When someone is about to exit your checkout page, you can set your website to display an exit intent popup that asks people to give you their email address in exchange for a discount code.

This way, you can set an email sequence that continues emailing them until they make a purchase. This technique will work best on first-time visitors.

Ad retargeting

Another way you can combine email and website personalization to generate more sales is through retargeting.

Most advertising platforms let you retarget people who visit your website by two methods. One is by installing a pixel that tracks their visit and the other is by uploading a list of email subscribers.

So you can create three types of audiences on your advertising platform. One can be a list of people who visited your website, one can be made up of email addresses of people who signed up for something free, and one can be email addresses of people who made a purchase.

You can serve ads that upsell or cross-sell a different product to people (email addresses) who already made a purchase. To keep conversions high, this product needs relevant to the one they already purchased.

You can also serve another ad that targets all the people who visited your website, minus the subscriber list of people who’ve already made a purchase.

Again, this is a relevancy tactic: sending people to a specific part of your website for the best possible user experience. This could be the landing page they abandoned or a product related to a blog post they might have read.

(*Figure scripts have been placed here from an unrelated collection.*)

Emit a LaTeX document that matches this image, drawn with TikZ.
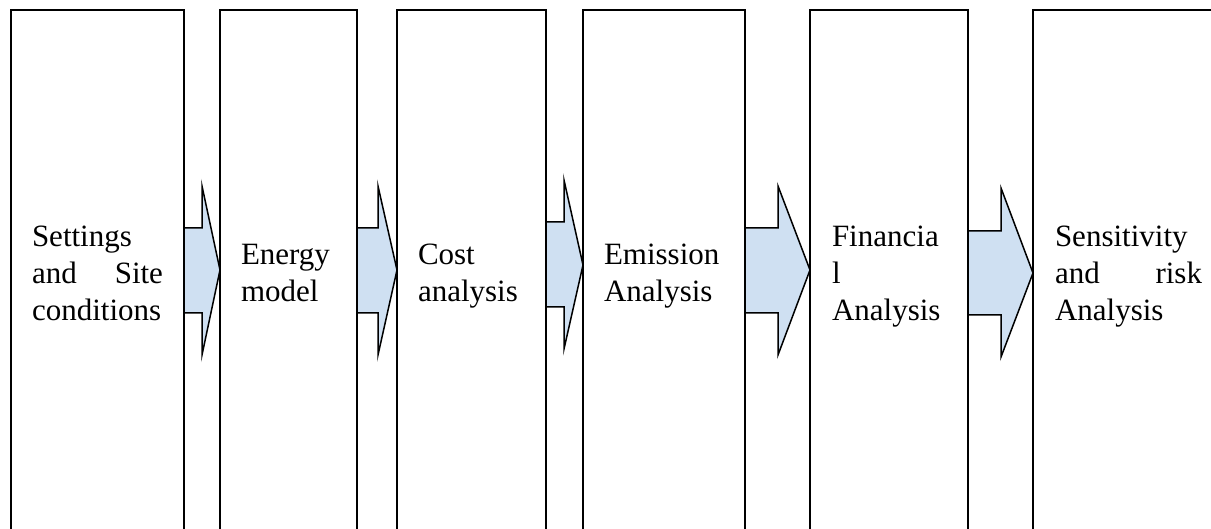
\documentclass[tikz,border=0pt]{standalone}
\usepackage{fontspec}
\setmainfont{Liberation Serif}
\usetikzlibrary{calc}
\definecolor{arrowfill}{RGB}{207,224,242}
\tikzset{
  stagebox/.style={draw=black, line width=1.5pt, rectangle, anchor=north west, inner sep=0pt, outer sep=0pt, minimum height=560pt},
  stagetext/.style={anchor=base west, inner sep=0pt, outer sep=0pt, align=left, font=\fontsize{31}{37}\selectfont},
  flowarrow/.style={draw=black, fill=arrowfill, line width=1.5pt, line join=miter}
}
\begin{document}
\begin{tikzpicture}[x=1pt,y=-1pt]
\clip (0,0) rectangle (1211,529);
% boxes
\node[stagebox, minimum width=173pt] (b1) at (11,10) {};
\node[stagebox, minimum width=137pt] (b2) at (220,10) {};
\node[stagebox, minimum width=149pt] (b3) at (397,10) {};
\node[stagebox, minimum width=162pt] (b4) at (583,10) {};
\node[stagebox, minimum width=158pt] (b5) at (810,10) {};
\node[stagebox, minimum width=200pt] (b6) at (1033,10) {};
% texts
\node[stagetext, text width=131pt] (t1) at (32,247) {Settings\\and\hfill Site\\conditions};
\node[stagetext, text width=110pt] (t2) at (241,265) {Energy\\model};
\node[stagetext, text width=110pt] (t3) at (418,265) {Cost\\analysis};
\node[stagetext, text width=125pt] (t4) at (604,265) {Emission\\Analysis};
\node[stagetext, text width=120pt] (t5) at (832,247) {Financia\\l\\Analysis};
\node[stagetext, text width=147pt] (t6) at (1055,247) {Sensitivity\\and\hfill risk\\Analysis};
% arrows
\draw[flowarrow] (b1.east |- 0,228) -- (202,228) -- (202,186) -- (b2.west |- 0,270)
  -- (202,355) -- (202,313) -- (b1.east |- 0,313) -- cycle;
\draw[flowarrow] (b2.east |- 0,228) -- (378,228) -- (378,186) -- (b3.west |- 0,270)
  -- (378,355) -- (378,313) -- (b2.east |- 0,313) -- cycle;
\draw[flowarrow] (b3.east |- 0,222) -- (564,222) -- (564,180) -- (b4.west |- 0,265)
  -- (564,349) -- (564,307) -- (b3.east |- 0,307) -- cycle;
\draw[flowarrow] (b4.east |- 0,228) -- (778,228) -- (778,186) -- (b5.west |- 0,270)
  -- (778,355) -- (778,313) -- (b4.east |- 0,313) -- cycle;
\draw[flowarrow] (b5.east |- 0,231) -- (1001,231) -- (1001,188) -- (b6.west |- 0,273)
  -- (1001,357) -- (1001,315) -- (b5.east |- 0,315) -- cycle;
\end{tikzpicture}
\end{document}
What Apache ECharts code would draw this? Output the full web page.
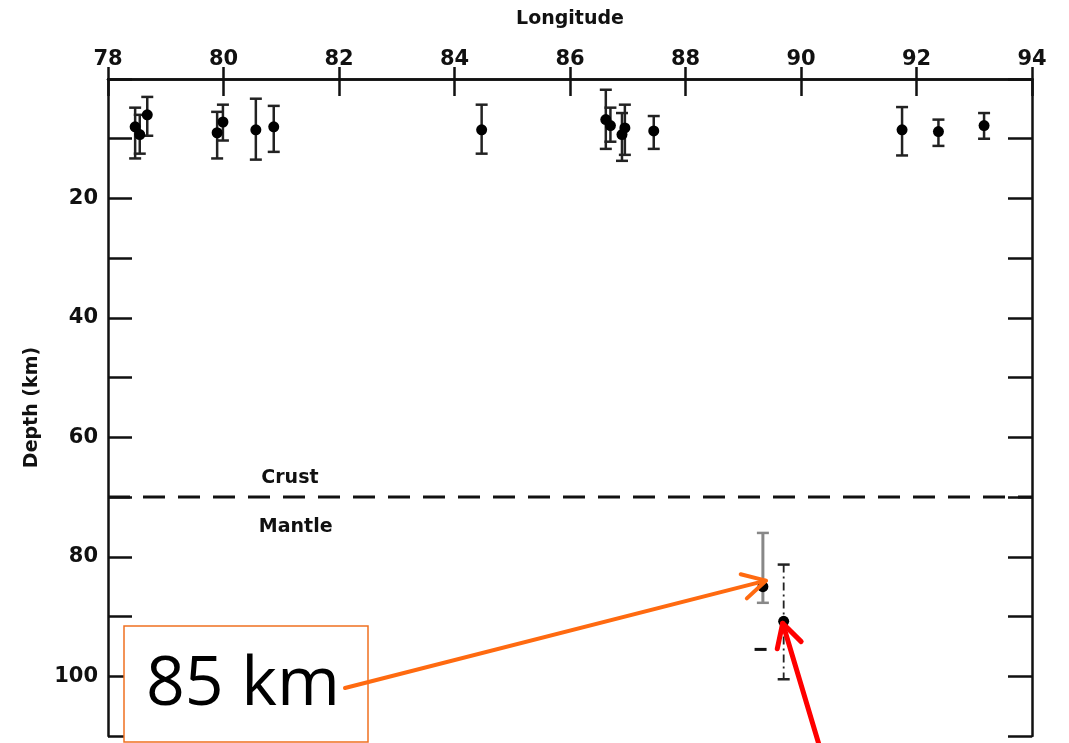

And, finally, you can direct people who signed up to your free lead magnet to another part of your website.

This way of combining both website and email activity to implement personalization can bring in more sales and more loyalty.

Wrap up

Website and email personalization, when used individually, can produce great results. But, when you combine the two, you can take your marketing to another level.

So get started with personalization today. You can start off with email personalization first, as it’s easier to implement and then begin experimenting with website personalization.

After you’ve fortified each of these strategies, you can combine them and get powerful results.